Mosaic-Style Design Image source: Philip Walmsley

Vibrant color meets mosaic-style design in two trends that suit vivid shades. Color blocking builds a grid of rectangular and square shapes, each representing a content area. You saw this treatment in the controversial look of the Windows 8 interface.

When you navigate among color blocks, the position of your cursor reveals colored hover states, which change shades to foreshadow the outcome of a click.

Color Meets Texture

Color Meets Texture Image source: thepatternlibrary.com

Textures once filled screens with tiled but neutral patterns, underlying other website content.

At the intersection of texturing and bright color, you’ll now find the subtleties of today’s tinted patterns, applied either all over or as an accent on backgrounds and images.
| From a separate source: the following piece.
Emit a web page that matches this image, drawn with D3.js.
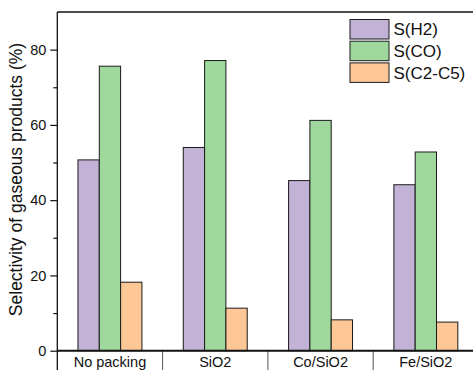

Some of these effects are in fashion again, as flat design begins to mutate into new forms.

High Contrast

High Contrast Image source: Thomas Reeve

Add one highly saturated shade to an otherwise black/white/gray design to create high contrast, focusing the eye on specific information through the color’s ability to attract attention.

That high contrast drives the ability of minimalist web design color schemes to highlight talking points without using verbal tricks such as extravagant calls to action.

The Psychology of Color

The Psychology of Color Image source: Efimov Ivan

Trends and preferences are also explained by psychology and social science that underlie color’s cultural meanings. Depending on the society in which you consider them, colors entail widely disparate associations.

Websites targeting an audience with a multicultural background should consider color association as a part of their design briefs. For instance, in the U.S., certain color associations dominate viewers’ reactions to specific hues.

  • Pink – Confidence, brashness, youth, romantic love, emotional sensitivity
  • Red – Danger, warning, sexual tension, love
  • Yellow – Caution, positive thoughts, happiness, enjoyment
  • Orange – Heat, excitement, drive, creativity
  • Green – Wealth, growth, safety, the natural world
  • Blue – Peace, reliability, calm, balance
  • Purple – Power, richness, spiritual harmony, equilibrium

Using Vibrant Colors

Using Vibrant Colors Image source: Alan Podemski

Bright, saturated shades work with many looks. To find the best use of color in web design, choose shades that complement your message and suit your product.

Expand your creative horizons beyond business as usual, and see what creative industries and organizations do with vibrant hues. From ad agencies to design firms and artists to musicians, these innovators started the hot-color trend.

However, you will also find their influence on sites that focus on delivering news, analyzing the weather, or offering health tips.

Into the Future

Into the Future Image source: Andrew Burton

Like web design itself, web design color schemes go through pendulum-swing phases that shift back and forth between more or less of specific site features.

Eventually, flat design will regain some dimensionality, but bold color usage is here to stay. Look for it to highlight options that regain popularity once they have color to refresh them, such as gradients on buttons or backgrounds.

Only when you think of color as an end in itself rather than a necessary or an arbitrary choice in web design, you are in tune with what’s hot and what’s here to stay.